Stevie Cohen’s Bed of Nails

05/08/2012 12:47 pm EST


Igor Greenwald

Chief Investment Strategist, MLP Profits

The hedge-fund legend recently stuffed $77 million into a mattress stock that has continued to sag. He’s likely to come out ahead sooner than later, writes senior editor Igor Greenwald.

Spare some sympathy for billionaire hedge-fund manager Steven Cohen. First, the founder of SAC Capital Advisors failed in his bid to buy the Los Angeles Dodgers. Then rival mastermind David Einhorn stole the spotlight. And now a prescient small bet of Cohen’s has suddenly turned into a much bigger loser.

Until the end of last month, SAC held fewer than 200,000 shares of Select Comfort (SCSS), the maker of high-end Sleep Number adjustable mattresses. According to GuruFocus, he initiated the position in the second half of 2010, paying $6.90 a share. That was well off the stock’s March 2009 low of 20 cents a share, but well timed in light of its record close above $35 three weeks ago.

Cohen could have slept easy on a mattress laced with remotely controlled air chambers after quadrupling his money. Instead, with the stock already down 18% from its cushiest close ever, he bought in big time, spending $77.5 million on an additional 2.7 million shares at an average price of $29, boosting his stake to 5% of the company.

That was eight days ago. As of this morning, assuming SAC still owns all those shares, what had been a 320% gain on Select Comfort has turned into a double-digit loss. The intra-day low was below $25, down more than 30% from that record three weeks ago.

So what happened? Is the mattress-buying frenzy dead? Or is Europe distracting everyone from Select Comfort’s pledge to grow earnings at least 20% a year indefinitely? Is Cohen tossing and turning after stuffing his cash into a broken stock, or is he instead dreaming about the next rally?

The earnings that followed that record share price last month were certainly dreamy enough. Sales and earnings were up more than 35% in a year’s time, comfortably exceeding expectations.

But gross margin slipped year-over-year, and the company kept its prior annual guidance in place.
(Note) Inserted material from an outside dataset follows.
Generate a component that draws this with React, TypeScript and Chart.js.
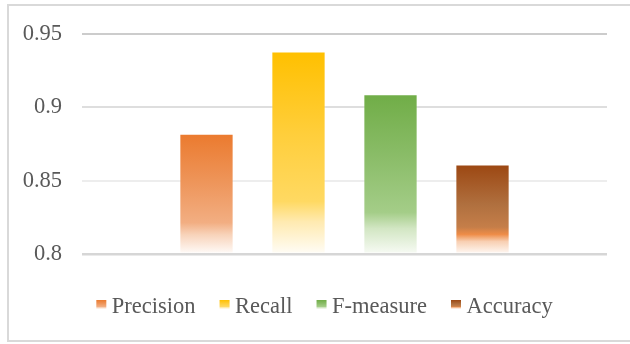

A day later, rival Tempur-Pedic (TPX) provided disappointing profit guidance, and it’s been all downhill for both stocks ever since.

This week, the selling picked up steam after Tempur-Pedic owned up to planning near-term discounts of up to 17% on a key mattress model, a tactic it has previously eschewed.

At least today, the mattress makers have plenty of company in their misery. Other high-end discretionary consumer stocks are seeing red after a disappointing report by designer watch marketer Fossil (FOSL), which is down 38% in the wake of disappointing sales in Europe. Fashion trend setters like Lululemon (LULU), Michael Kors (KORS), Polo Ralph Lauren (RL), and Coach (COH) are all seeing red as a result.

The fashionable thing to do would be to predict that Europe will burn while luxury buyers in the US go into hiding to escape rising taxes and general ennui with the good life. With stocks seemingly reverting to the bearish form of the past two summers, there is temptation to stuff cash into a mattress or else into Treasury bonds earning less than the rate of inflation. Hey, everyone else is doing it.

But I think the temptation is wrong, and in fact today’s sell-off presents…wait for it…a buying opportunity.

I know that’s not fashionably skeptical at all. I realize the only thing that matters for the moment is the market flush below the 50-day moving average. But I believe that this short-term concern will be proved wrong as consumers stay the course, and as institutional investors hungry for growth snap up the freshly discounted outperformers.

Sales of mattresses are likely to stay strong, and the premium category led by Select Comfort has been gaining market share from its inner-spring competitors. The company enjoys an enviable growth momentum that will outlast Tempur-Pedic’s summer sale, and its current 2% unit market share leaves plenty of runway.

The stock is priced at 17 times 2012 earnings estimates that have continued to rise in the wake of last month’s results, but may yet prove conservative. Yet those earnings are likely to increase at least 20% and likely closer to 25% next year. Investors have recently been willing to pay much more for consistent high growers.

Today’s sell-off seems likelier to punctuate the recent bout of market weakness than to initiate another downturn. As of yesterday, Raymond James strategist Jeff Saut was looking for one more downside flush to leave stocks heavily oversold “as well as finally raise my daily and weekly stock market internal energy indicators back to levels that would register a full load of energy, something I have been waiting for the past eight weeks.”

It looks like we might have gotten that flush this morning. And I would bet that Stevie Cohen’s sleeping pretty soundly.